La discussione è partita dal film: dalla relazione comunicativa che si instaura tra i protagonisti, dal loro docile e incondizionato donarsi reciprocamente. Per arrivare poi alle relazioni interne al Trio e alle dinamiche comunicative che li hanno portati al successo. «Il dono? Fa parte del nostro modo di lavorare» - spiega Giacomo. Una tecnica che i tre hanno appreso sin dalla formazione del trio, quando la domenica pomeriggio si ritrovavano nel locale di un amico comune per decidere cosa proporre al pubblico la sera. «Io all'epoca facevo l'infermiere, lavoravamo tutti e tre durante la settimana - ricorda - e così, buttati lì sul palco, senza formazione né tempo per fare un progetto cosa potevamo fare? Solo improvvisare».

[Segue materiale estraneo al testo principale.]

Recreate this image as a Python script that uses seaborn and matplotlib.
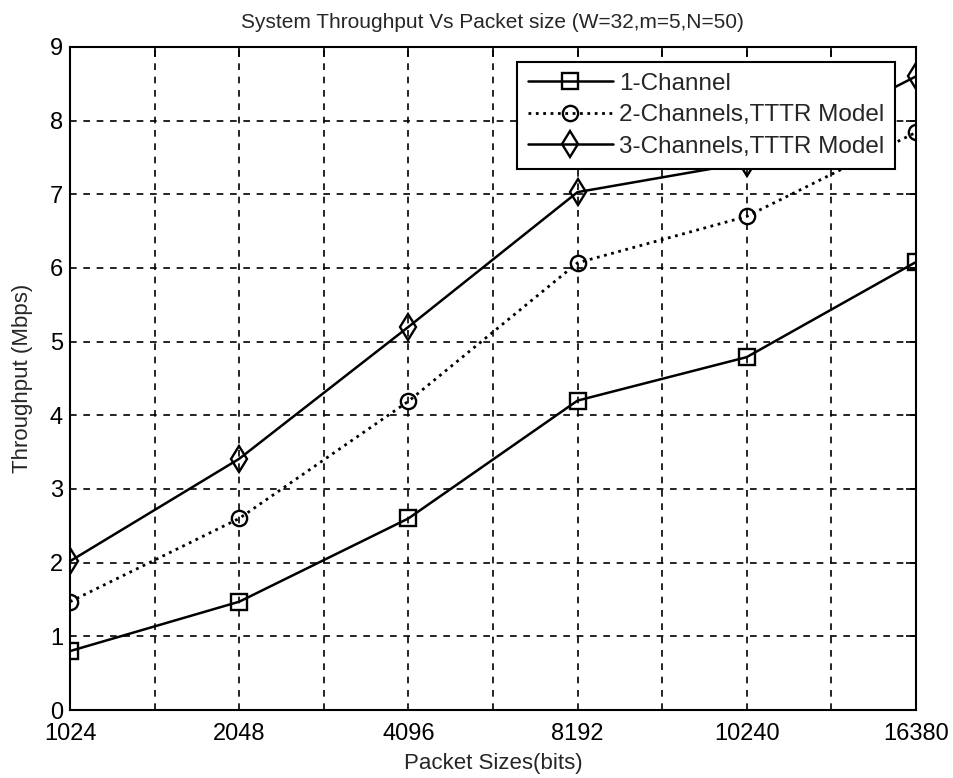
import numpy as np
import pandas as pd
import matplotlib
matplotlib.use("Agg")
import matplotlib.pyplot as plt
import seaborn as sns

packet_sizes = ["1024", "2048", "4096", "8192", "10240", "16380"]
one_channel = [0.80, 1.47, 2.60, 4.20, 4.79, 6.08]
two_channels = [1.47, 2.60, 4.19, 6.07, 6.70, 7.84]
three_channels = [2.02, 3.41, 5.20, 7.03, 7.43, 8.60]
series_names = ["1-Channel", "2-Channels,TTTR Model", "3-Channels,TTTR Model"]

sns.set_style("white")
plt.rcParams['font.family'] = ['Liberation Sans', 'DejaVu Sans']

fig = plt.figure(figsize=(9.54, 7.78), dpi=100)
ax = fig.add_axes([0.0734, 0.0874, 0.8866, 0.8522])

pos = np.arange(len(packet_sizes))
df = pd.DataFrame({"pos": pos, "s1": one_channel, "s2": two_channels, "s3": three_channels})

sns.lineplot(data=df, x="pos", y="s1", ax=ax, color="black", lw=1.8, marker="s",
             markersize=12, markerfacecolor="none", markeredgecolor="black",
             markeredgewidth=1.7, label=series_names[0])
sns.lineplot(data=df, x="pos", y="s2", ax=ax, color="black", lw=2.0, linestyle=":", marker="o",
             markersize=11, markerfacecolor="none", markeredgecolor="black",
             markeredgewidth=1.7, label=series_names[1])
sns.lineplot(data=df, x="pos", y="s3", ax=ax, color="black", lw=1.8, marker="d",
             markersize=13, markerfacecolor="none", markeredgecolor="black",
             markeredgewidth=1.7, label=series_names[2])

ax.set_xlim(0, len(packet_sizes) - 1)
ax.set_ylim(0, 9)
ax.set_xticks(pos)
ax.set_xticklabels(packet_sizes)
ax.set_xticks(np.arange(0.5, len(packet_sizes) - 1, 1.0), minor=True)
ax.set_yticks(np.arange(0, 10, 1))
ax.tick_params(axis="both", which="both", direction="in", top=True, right=True,
               length=7, width=1.2, labelsize=17, colors="black")
ax.tick_params(axis="x", pad=9)
ax.tick_params(axis="y", pad=5)
ax.grid(True, which="both", axis="x", linestyle=(0, (4, 4)), color="black", lw=1.2)
ax.grid(True, which="major", axis="y", linestyle=(0, (4, 4)), color="black", lw=1.2)
for sp in ax.spines.values():
    sp.set_color("black")
    sp.set_linewidth(1.5)

ax.set_xlabel("Packet Sizes(bits)", fontsize=16, labelpad=6)
ax.set_ylabel("Throughput (Mbps)", fontsize=16, labelpad=12)
ax.set_title("System Throughput Vs Packet size (W=32,m=5,N=50)", fontsize=15, pad=14)

leg = ax.legend(loc="upper left", bbox_to_anchor=(0.528, 0.978), fontsize=17.5,
                frameon=True, fancybox=False, edgecolor="black", framealpha=1,
                handlelength=3.5, borderpad=0.45, labelspacing=0.4, handletextpad=0.25,
                borderaxespad=0)
leg.get_frame().set_linewidth(1.5)

fig.savefig("out.png", dpi=100, facecolor="white")
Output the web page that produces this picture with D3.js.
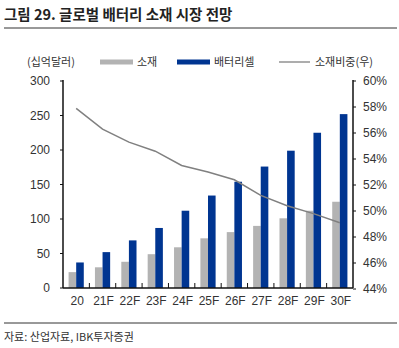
<!DOCTYPE html>
<html><head><meta charset="utf-8">
<script src="https://cdn.jsdelivr.net/npm/d3@7.9.0/dist/d3.min.js"></script>
<style>body{margin:0;background:#fff}svg{display:block;font-family:"Noto Sans CJK KR","Noto Sans",sans-serif}</style>
</head><body><svg width="399" height="348"></svg>
<script>
const years=['20','21F','22F','23F','24F','25F','26F','27F','28F','29F','30F'];
const material=[23,30,38,49,59,72,81,90,101,112,125];
const cell=[37,52,69,87,112,134,154,176,199,225,252];
const share=[57.9,56.3,55.3,54.6,53.5,53.0,52.4,51.2,50.4,49.8,49.1];
const leftTicks=[0,50,100,150,200,250,300];
const rightTicks=[44,46,48,50,52,54,56,58,60];

const svg=d3.select('svg'),L=63,R=353,T=81,B=288;
const x=d3.scaleBand().domain(years).range([L,R]);
const y=d3.scaleLinear().domain([0,300]).range([B,T]);
const y2=d3.scaleLinear().domain([44,60]).range([B+1,T]);
const bw=7.6;

svg.append('text').attr('x',4).attr('y',20).attr('font-size',14.5).attr('font-weight','bold').attr('fill','#222').text('그림 29. 글로벌 배터리 소재 시장 전망');
svg.append('line').attr('x1',4).attr('x2',397).attr('y1',28).attr('y2',28).attr('stroke','#333').attr('stroke-width',1);
svg.append('line').attr('x1',4).attr('x2',397).attr('y1',323).attr('y2',323).attr('stroke','#333').attr('stroke-width',1);
svg.append('text').attr('x',4).attr('y',341).attr('font-size',11).attr('fill','#333').text('자료: 산업자료, IBK투자증권');

// legend
const lg=svg.append('g').attr('font-size',11).attr('fill','#333');
lg.append('text').attr('x',27).attr('y',66).text('(십억달러)');
lg.append('rect').attr('x',100).attr('y',59.5).attr('width',33).attr('height',5).attr('fill','#b3b3b3');
lg.append('text').attr('x',137).attr('y',66).text('소재');
lg.append('rect').attr('x',177).attr('y',59.5).attr('width',33).attr('height',5).attr('fill','#003591');
lg.append('text').attr('x',214).attr('y',66).text('배터리셀');
lg.append('line').attr('x1',279).attr('x2',310).attr('y1',62).attr('y2',62).attr('stroke','#808080').attr('stroke-width',1.3);
lg.append('text').attr('x',315).attr('y',66).text('소재비중(우)');

// bars
svg.append('g').selectAll('rect').data(material).join('rect')
 .attr('x',(d,i)=>x(years[i])+x.bandwidth()/2-bw).attr('width',bw)
 .attr('y',d=>y(d)).attr('height',d=>B-y(d)).attr('fill','#b3b3b3');
svg.append('g').selectAll('rect').data(cell).join('rect')
 .attr('x',(d,i)=>x(years[i])+x.bandwidth()/2).attr('width',bw)
 .attr('y',d=>y(d)).attr('height',d=>B-y(d)).attr('fill','#003591');

// line
svg.append('path').datum(share).attr('fill','none').attr('stroke','#808080').attr('stroke-width',1.5)
 .attr('d',d3.line().x((d,i)=>x(years[i])+x.bandwidth()/2).y(d=>y2(d)));

// axes
const ax=svg.append('g').attr('stroke','#111').attr('stroke-width',1.5);
ax.append('line').attr('x1',L).attr('x2',L).attr('y1',T-1).attr('y2',B);
ax.append('line').attr('x1',R).attr('x2',R).attr('y1',T-1).attr('y2',B);
ax.append('line').attr('x1',L).attr('x2',R).attr('y1',B).attr('y2',B);
ax.selectAll('.lt').data(leftTicks).join('line').attr('x1',L-3).attr('x2',L).attr('y1',d=>y(d)).attr('y2',d=>y(d)).attr('stroke-width',1);
ax.selectAll('.rt').data(rightTicks).join('line').attr('x1',R).attr('x2',R+3).attr('y1',d=>y2(d)).attr('y2',d=>y2(d)).attr('stroke-width',1);
ax.selectAll('.bt').data(years.slice(1)).join('line').attr('x1',d=>x(d)).attr('x2',d=>x(d)).attr('y1',B-5).attr('y2',B).attr('stroke-width',1);

const tf=svg.append('g').attr('font-size',12).attr('fill','#333').attr('font-family','"Liberation Sans",Arial,sans-serif');
tf.selectAll('.l').data(leftTicks).join('text').attr('x',50).attr('y',d=>y(d)+4).attr('text-anchor','end').text(d=>d);
tf.selectAll('.r').data(rightTicks).join('text').attr('x',363).attr('y',d=>y2(d)+4).text(d=>d+'%');
tf.selectAll('.x').data(years).join('text').attr('x',d=>x(d)+x.bandwidth()/2+1).attr('y',305).attr('text-anchor','middle').text(d=>d);
</script></body></html>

E l'improvvisazione per Aldo, Giovanni e Giacomo è diventata un'occasione imperdibile per regalare emozioni. «Il dono di sé era una necessità: lo spettacolo era costruito sulla reciproca volontà di stupire e regalare emozioni - racconta Giacomo - e questa è stata la nostra salvezza, il nostro entusiasmo deriva di lì». Anche oggi che lo spettacolo è quasi interamente costruito, spiega Giacomo, «una percentuale di improvvisazione per noi è vitale. È una questione di sopravvivenza psicologica: non ce la faremmo, altrimenti, a reggere 70 repliche consecutive dello stesso spettacolo». Il dono, quindi, come sorpresa, come violazione temporanea di regole, che comunque sono indispensabili. «Il canovaccio è essenziale per improvvisare - puntualizza Giacomo -. Tu puoi fare quel che vuoi, allargarti come vuoi, ma non escludere gli altri. Certe regole devono rimanere, altrimenti la relazione tra noi non funziona e il pubblico se ne accorge».